- A graduate of New York's Pratt Institute, he was hired in 1930 as an inker at Max Fleischer Studios. Four years later, Waldman was head animator and was drawing many of the studio's classic characters as well as the original Superman cartoon series.
- Academy Award nomination in 1939 for his creation of Hunky and Spunky, a cartoon about a donkey and her son.
- When Paramount took over Fleischer's operations in the 1940s, Waldman helped develop musical cartoons in which audiences were encouraged to sing along by following the bouncing ball that led them through the lyrics of melodies sung by such artists as Cab Calloway and Rudy Vallee.
- Waldman worked on animation for commercials, including the chubby-faced Campbell's Soup kids. He also created his own syndicated comic strip, "Happy the Humbug," and published one of the earliest all-illustration novels.

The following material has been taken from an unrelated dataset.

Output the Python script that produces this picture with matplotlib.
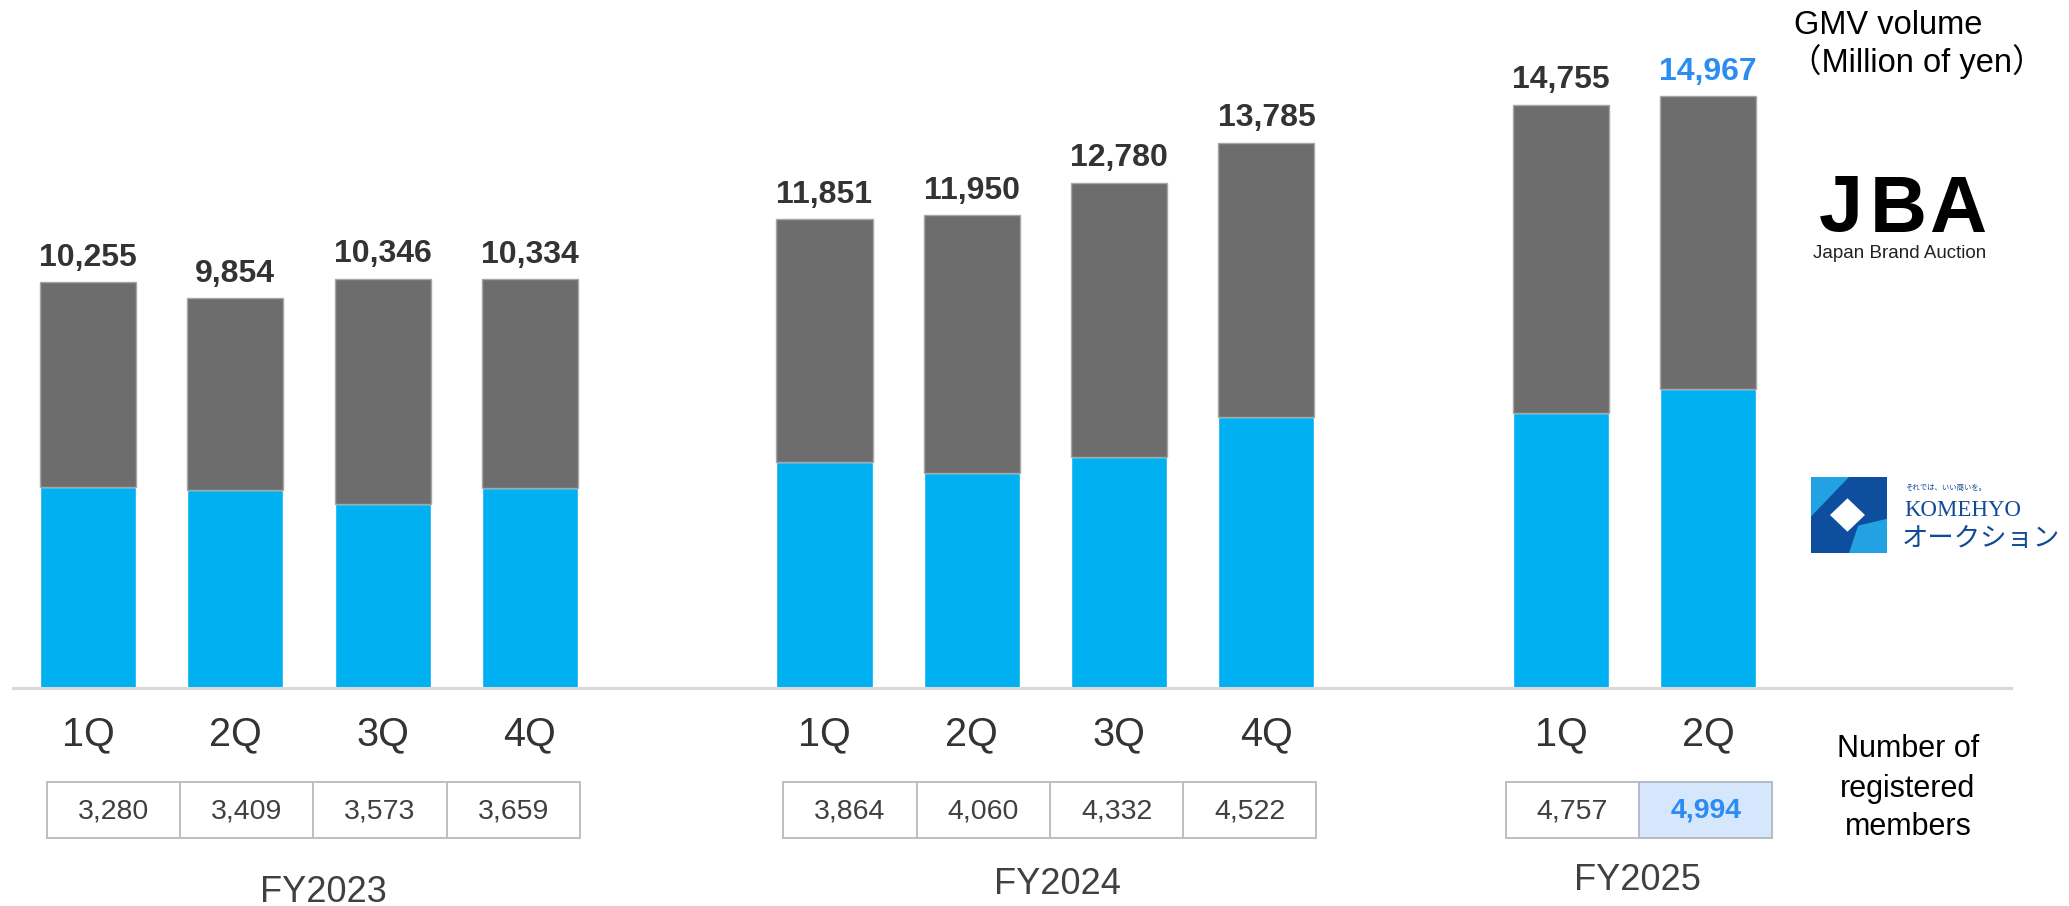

- Cartoon Animator for Betty Boop, Superman, an animator who helped draw Betty Boop, Casper, Popeye and Raggedy Ann and Andy, and originated Boop's sidekick, a dog named Pudgy.
- Almost certainly the last surviving artist of the Fleischer Studios crew that originated the Betty Boop, Popeye and Superman cartoons in the 1930s.
- His wife Rosalie a cooking instructor whom he met when she was an animation checker at the Fleischer Studio in the early 1940s survives him.
- In the 1990s he was honored with retrospectives at the Museum of Modern Art, the American Museum of the Moving Image and the Los Angeles County Museum of Art.
- Father of Bob Waldman and Steve with his wife, Rosalie.